Yes, I have quite a bit on Captain Cook’s visit and the attempts to put up memorials there.
One last question. Your association with the Royal Astronomical Society of New Zealand -- how has that developed over the years -- were you one of the founders?
No, it existed as the Astronomical Society of New Zealand when I joined in 1927. Ivan Thomsen, Ronald Mcintosh were there. I said I was going to start a variable star section, and Ivan started a solar section and Ronald a meteor section. Ivan didn’t do such, he had an unfortunate time after the war as director of Carter -- he had no money and he didn’t have enough punch to go and seek it really. He did observe the Sun, but when I was on the Board of Carter, we never could get any results from him. Ronald did excellent work -- that has all been published and has become a standard reference for the Meteor showers of the Southern Hemisphere.
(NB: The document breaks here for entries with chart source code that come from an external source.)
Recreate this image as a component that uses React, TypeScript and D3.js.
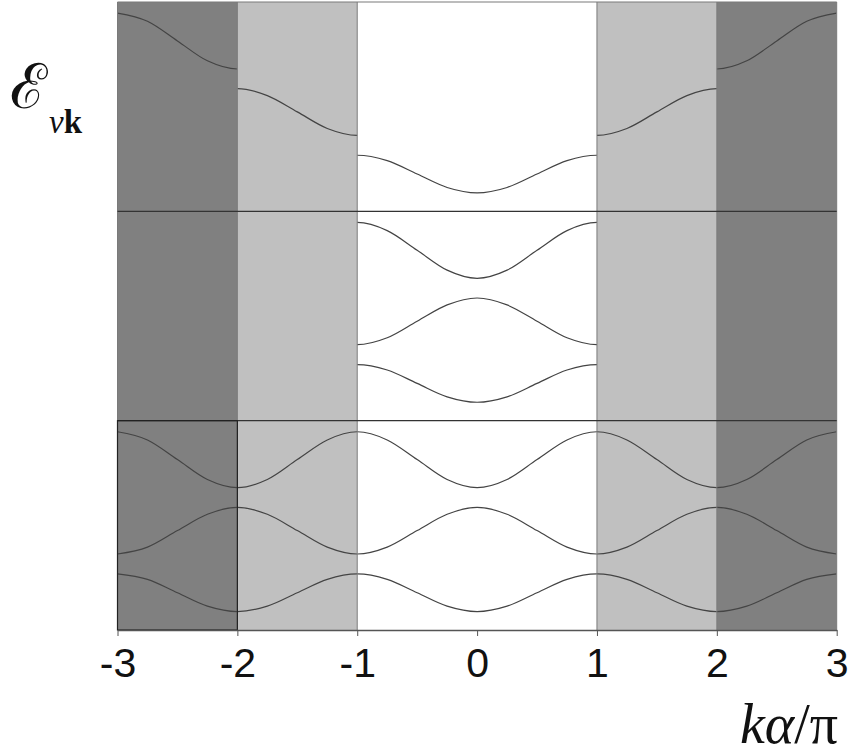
import React, { useEffect, useRef } from 'react';
import * as d3 from 'd3';

// k-samples of the reduced zone (k*a/pi) and the three bands read at those points
const kSamples = [0, 0.25, 0.5, 0.75, 1];
const band1 = [0.088, 0.114, 0.178, 0.242, 0.268];
const band2 = [0.586, 0.553, 0.475, 0.396, 0.363];
const band3 = [0.68, 0.719, 0.814, 0.908, 0.947];
const bands = [band1, band2, band3];

// panels from bottom to top: periodic, reduced and extended zone schemes
const panelNames = ['periodic', 'reduced', 'extended'];
const panelOffsets = [0, 1, 2];

const xTicks = [-3, -2, -1, 0, 1, 2, 3];
const zoneEdges = [-2, -1, 1, 2];

const App = () => {
    const chartRef = useRef<SVGSVGElement>(null);

    useEffect(() => {
        if (chartRef.current) {
            drawChart();
        }
    }, []);

    const drawChart = () => {
        const svg = d3.select(chartRef.current);
        svg.selectAll('*').remove();

        const x = d3.scaleLinear().domain([-3, 3]).range([117.5, 836.7]);
        const y = d3.scaleLinear().domain([0, 3]).range([630, 2]);

        // background zones
        const zones = [
            { from: -3, to: -2, fill: '#808080' },
            { from: -2, to: -1, fill: '#c0c0c0' },
            { from: -1, to: 1, fill: '#ffffff' },
            { from: 1, to: 2, fill: '#c0c0c0' },
            { from: 2, to: 3, fill: '#808080' },
        ];
        svg.append('g')
            .selectAll('rect')
            .data(zones)
            .enter()
            .append('rect')
            .attr('x', d => x(d.from))
            .attr('y', y(3))
            .attr('width', d => x(d.to) - x(d.from))
            .attr('height', y(0) - y(3))
            .attr('fill', d => d.fill);

        // band curve repeated over the whole k range (periodic zone)
        const step = kSamples[1] - kSamples[0];
        const kGrid = d3.range(-3, 3 + step / 2, step);
        const periodic = (band: number[]) =>
            kGrid.map(k => {
                let kr = Math.abs(k) % 2;
                if (kr > 1) kr = 2 - kr;
                return [k, band[Math.round(kr / step)]] as [number, number];
            });

        const defs = svg.append('defs');
        let clipId = 0;
        const clipFor = (intervals: number[][], offset: number) => {
            const id = 'clip' + clipId++;
            const cp = defs.append('clipPath').attr('id', id);
            intervals.forEach(([a, b]) => {
                cp.append('rect')
                    .attr('x', x(a))
                    .attr('y', y(offset + 1))
                    .attr('width', x(b) - x(a))
                    .attr('height', y(offset) - y(offset + 1));
            });
            return id;
        };

        const curves = svg.append('g');
        panelNames.forEach((name, p) => {
            const offset = panelOffsets[p];
            const line = d3.line<[number, number]>()
                .x(d => x(d[0]))
                .y(d => y(d[1] + offset))
                .curve(d3.curveMonotoneX);
            bands.forEach((band, i) => {
                let intervals: number[][];
                if (name === 'periodic') intervals = [[-3, 3]];
                else if (name === 'reduced') intervals = [[-1, 1]];
                else intervals = [[i, i + 1], [-(i + 1), -i]];
                const id = clipFor(intervals, offset);
                curves.append('path')
                    .attr('d', line(periodic(band)))
                    .attr('clip-path', `url(#${id})`)
                    .attr('fill', 'none')
                    .attr('stroke', '#444')
                    .attr('stroke-width', 1.2);
            });
        });

        // zone boundaries
        svg.append('g')
            .selectAll('line')
            .data(zoneEdges.concat([-3, 3]))
            .enter()
            .append('line')
            .attr('x1', d => x(d))
            .attr('x2', d => x(d))
            .attr('y1', y(3))
            .attr('y2', y(0))
            .attr('stroke', '#7a7a7a')
            .attr('stroke-width', 1);

        svg.append('line')
            .attr('x1', x(-3)).attr('x2', x(3))
            .attr('y1', y(3)).attr('y2', y(3))
            .attr('stroke', '#7a7a7a')
            .attr('stroke-width', 1.2);

        // panel separators
        svg.append('g')
            .selectAll('line')
            .data([1, 2])
            .enter()
            .append('line')
            .attr('x1', x(-3))
            .attr('x2', x(3))
            .attr('y1', d => y(d))
            .attr('y2', d => y(d))
            .attr('stroke', '#333')
            .attr('stroke-width', 1.2);

        // unit cell outline
        svg.append('rect')
            .attr('x', x(-3))
            .attr('y', y(1))
            .attr('width', x(-2) - x(-3))
            .attr('height', y(0) - y(1))
            .attr('fill', 'none')
            .attr('stroke', '#222')
            .attr('stroke-width', 1.2);

        // x axis
        const axis = svg.append('g')
            .attr('transform', `translate(0, ${y(0)})`)
            .call(
                d3.axisBottom(x)
                    .tickValues(xTicks)
                    .tickSize(6)
                    .tickPadding(12)
                    .tickSizeOuter(0)
                    .tickFormat(d => String(d))
            );
        axis.select('.domain').attr('stroke', '#555').attr('stroke-width', 1.5);
        axis.selectAll('.tick line').attr('stroke', '#555');
        axis.selectAll('.tick text')
            .attr('font-family', '"Liberation Sans", Arial, sans-serif')
            .attr('font-size', 41)
            .attr('fill', '#111');

        // axis labels
        const xl = svg.append('text')
            .attr('x', 838)
            .attr('y', 743)
            .attr('text-anchor', 'end')
            .attr('font-family', '"Liberation Serif", "Times New Roman", serif')
            .attr('font-size', 56)
            .attr('fill', '#111');
        xl.append('tspan').attr('font-style', 'italic').text('kα');
        xl.append('tspan').text('/π');

        const yl = svg.append('text')
            .attr('x', 10)
            .attr('y', 108)
            .attr('font-family', '"DejaVu Serif", "Liberation Serif", serif')
            .attr('fill', '#111');
        yl.append('tspan').attr('font-size', 62).text('ℰ');
        const sub = yl.append('tspan')
            .attr('font-family', '"Liberation Serif", serif')
            .attr('font-size', 33)
            .attr('dx', 2)
            .attr('dy', 25);
        sub.append('tspan').attr('font-style', 'italic').text('ν');
        sub.append('tspan').attr('font-weight', 'bold').text('k');
    };

    return (
        <svg
            ref={chartRef}
            width="850"
            height="755"
            style={{ position: 'absolute', left: 0, top: 0, background: '#fff' }}
        />
    );
};

export default App;
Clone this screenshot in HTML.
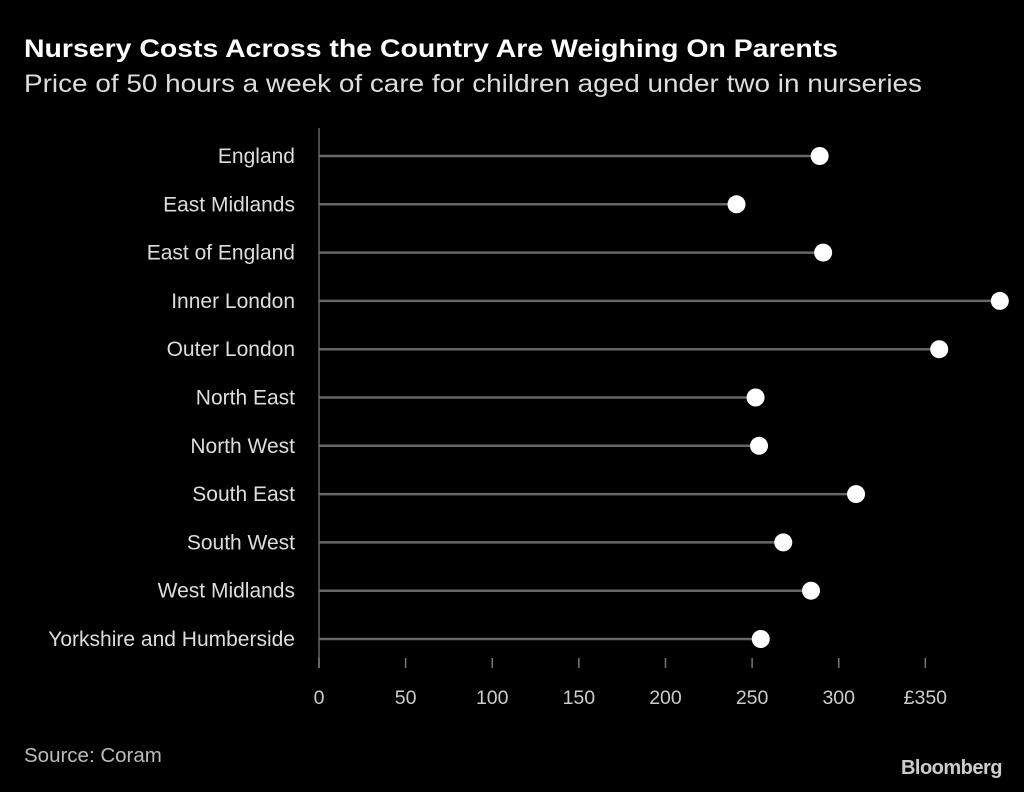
<!DOCTYPE html>
<html><head><meta charset="utf-8"><style>
body{margin:0;background:#000;width:1024px;height:787px;overflow:hidden;font-family:"Liberation Sans",sans-serif;color:#fff}
</style></head><body>
<svg width="1024" height="787">
<text x="24" y="57" font-size="25" font-weight="bold" fill="#fff" textLength="814" lengthAdjust="spacingAndGlyphs">Nursery Costs Across the Country Are Weighing On Parents</text>
<text x="24" y="92" font-size="25" fill="#ddd" textLength="898" lengthAdjust="spacingAndGlyphs">Price of 50 hours a week of care for children aged under two in nurseries</text>
<g id="plot"></g>
<text x="24" y="762" font-size="20.5" fill="#bbb">Source: Coram</text>
<text x="1002" y="774" font-size="20" font-weight="bold" fill="#ccc" text-anchor="end" letter-spacing="-0.5">Bloomberg</text>
</svg>
<script>
const categories=["England","East Midlands","East of England","Inner London","Outer London","North East","North West","South East","South West","West Midlands","Yorkshire and Humberside"];
const values=[289,241,291,393,358,252,254,310,268,284,255];
const ticks=[0,50,100,150,200,250,300,350];
const tickLabels=["0","50","100","150","200","250","300","£350"];
const ns="http://www.w3.org/2000/svg",g=document.getElementById("plot");
const x=v=>319+v*1.7324, y=i=>156+i*48.3;
function mk(t,a){const e=document.createElementNS(ns,t);for(const k in a)e.setAttribute(k,a[k]);g.appendChild(e);return e;}
let ax=mk("line",{x1:319,x2:319,y1:128,y2:668,stroke:"#666","stroke-width":1.5});


ticks.forEach((t,i)=>{
 let l=mk("line",{x1:x(t),x2:x(t),y1:658,y2:668,stroke:"#777","stroke-width":1.5});
 
 
 let tx=mk("text",{x:x(t),y:704,"font-size":19.5,fill:"#ccc","text-anchor":"middle"});tx.textContent=tickLabels[i];
 
 
});
categories.forEach((c,i)=>{
 let lb=mk("text",{x:295,y:y(i)+7,"font-size":21,fill:"#ddd","text-anchor":"end"});lb.textContent=c;
 
 
 let st=mk("line",{x1:319,x2:x(values[i]),y1:y(i),y2:y(i),stroke:"#666","stroke-width":2.5});
 
 
 let d=mk("circle",{cx:x(values[i]),cy:y(i),r:9,fill:"#fff"});
 
 
});
</script>
</body></html>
I used to observe meteors -- the first two prizes I ever got were for meteor observations (from the Donovan Trust of New South Wales). Later it became the Royal Astronomical Society, and I just continued as director of the variable star section. I’ve been president and vice president and on the Council. I retired -- my last Council meeting was in Christchurch last year. I feel younger people should do this sort of work now. The Royal Astronomical Society has done quite a lot of good work. The conferences are worth attending. The publication Southern Stars would be much better if they had the money to publish in larger print. I don’t think these reduced print publications have the appeal that larger publications have. It has a source of funds inasmuch as it administers the Kingdom-Tomlison bequest, which has helped a lot of astronomers throughout the years. It has yet to get to the stage of having a paid staff, and that’s what it wants. Any successful astronomical society must have a paid, even if part time secretary, or treasurer, instead of being dependent on volunteers.